4-Day School Week--What Can You Do For Your Child?

All over the United States, schools are cutting down to 4-day school weeks in order to keep teacher's jobs.
Nearly 1 in 7 school boards nationwide is considering whether to drop a day, according to a recent survey by the American Association of School Administrators. This has started to be quite a controvesial subject in many states. According to the Time Magazine: "Many experts believe that, if anything, American youth should be spending more days in school than they already are. Most states mandate a minimum of 180 school days a year. That's three weeks shorter than nearly every industrialized nation in Europe and Asia, where pupils regularly outperform U.S. students in math, science and reading. In China and Korea, for example, school is in session more than 220 days a year."
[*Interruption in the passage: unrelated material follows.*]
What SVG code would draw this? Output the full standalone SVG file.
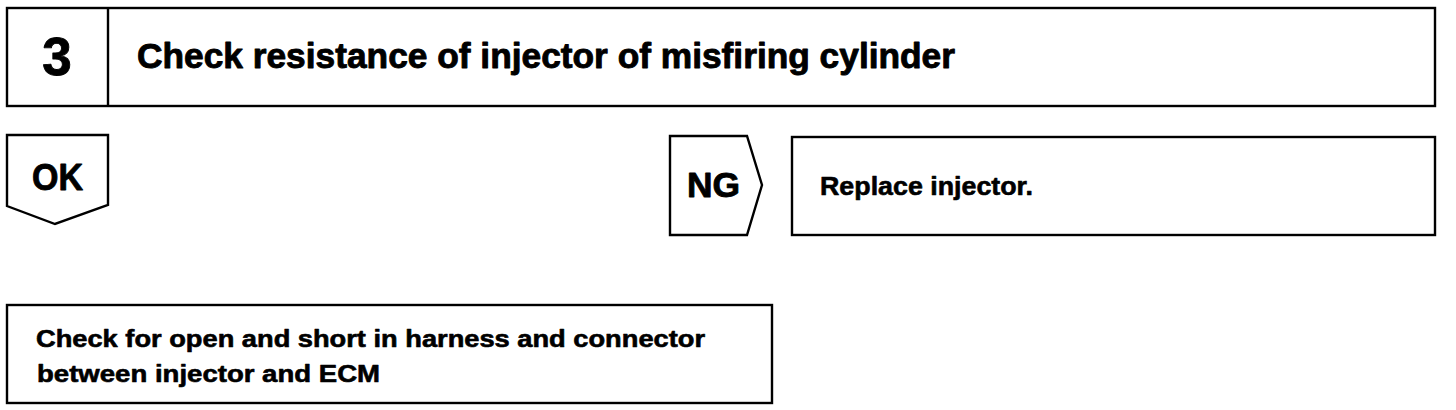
<svg xmlns="http://www.w3.org/2000/svg" width="1456" height="410" viewBox="0 0 1456 410">
  <style>
    .box { fill: #ffffff; stroke: #000000; stroke-width: 2.4; }
    .t { font-family: "Liberation Sans", Arial, sans-serif; font-weight: bold; fill: #000000; stroke: #000000; stroke-width: 0.9; stroke-linejoin: round; }
    .s { stroke-width: 0.6; }
  </style>
  <rect x="0" y="0" width="1456" height="410" fill="#ffffff"/>
  <g id="step-header">
    <rect class="box" x="7" y="8" width="1428" height="98"/>
    <line class="box" x1="108" y1="8" x2="108" y2="106"/>
    <text class="t" x="57" y="75" font-size="53" text-anchor="middle">3</text>
    <text class="t" x="137" y="68" font-size="35" textLength="818" lengthAdjust="spacingAndGlyphs">Check resistance of injector of misfiring cylinder</text>
  </g>
  <g id="ok-tag">
    <polygon class="box" points="7,135 108,135 108,205 55,224 7,206"/>
    <text class="t" x="57.5" y="190" font-size="36" text-anchor="middle" textLength="51" lengthAdjust="spacingAndGlyphs">OK</text>
  </g>
  <g id="ng-tag">
    <polygon class="box" points="670,136 747,136 762,185 747,235 670,235"/>
    <text class="t" x="713.5" y="197" font-size="35" text-anchor="middle" textLength="53" lengthAdjust="spacingAndGlyphs">NG</text>
  </g>
  <g id="replace-injector">
    <rect class="box" x="792" y="137" width="643" height="98"/>
    <text class="t s" x="820" y="195" font-size="26" textLength="213" lengthAdjust="spacingAndGlyphs">Replace injector.</text>
  </g>
  <g id="check-harness">
    <rect class="box" x="7" y="305" width="765" height="98"/>
    <text class="t s" x="36" y="347" font-size="23.5" textLength="669" lengthAdjust="spacingAndGlyphs">Check for open and short in harness and connector</text>
    <text class="t s" x="37" y="382" font-size="23.5" textLength="343" lengthAdjust="spacingAndGlyphs">between injector and ECM</text>
  </g>
  <g id="connectors"></g>
</svg>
So what then, if you live in a school district that has decided to shorten the school week? Many parents may also be counting on the time their kids are in schools to work, run errands, and so on. Here are some suggestions on what you may do to continue to push your kids academically and maybe even still maintain some free time for yourself:

1. Organize a home-study group for that one day within your neighborhood. Have parents take turn hosting each home-study group. A good size will be anywhere from 4-6 children in a group. Figure out lesson topics together before-hand and assign the respective parent(s) to their topics. You will then incorporate homework time, reading time, lesson time, quiz time, and snack time in a 2-3 hour session. After that, it might be fun to allow the kids another 2 hours or so of play time together. If you plan it right, you will only have the kids over your house once every 4-6 weeks.

2. If you can afford it, hiring a tutor for either a private session or a group session with your child's friends will be a good way for them to be ahead of the system as well as to review what they learnt in school. Additional skills such as creative writing, foreign language or science projects might be fun extra lessons your child can have on that fifth day. The cost of a tutor can vary from $12-$100 an hour depending on experience and skill level.

3. Engage your child in extracurricular activities on that fifth day. Enroll your child in dance class, sewing class, sports, riding lessons and so on. I would try to focus on excelling on their subjects for the first four days of the school week if you decide to go this route. This way, your child won't be too tired after a long day of school and will actually excel in their extracurricular activites better.

I truly believe that a child will receive the best form of education a home. You are more likely than any other teacher or mentor to want your child to succeed in life. Sure, a 4-day school week may be detrimental; however, if you plan it right and take advantage of this extra day, your child may actually be benefitting so much more than simply attending school on a Friday, often which is a more relaxed day at school anyways.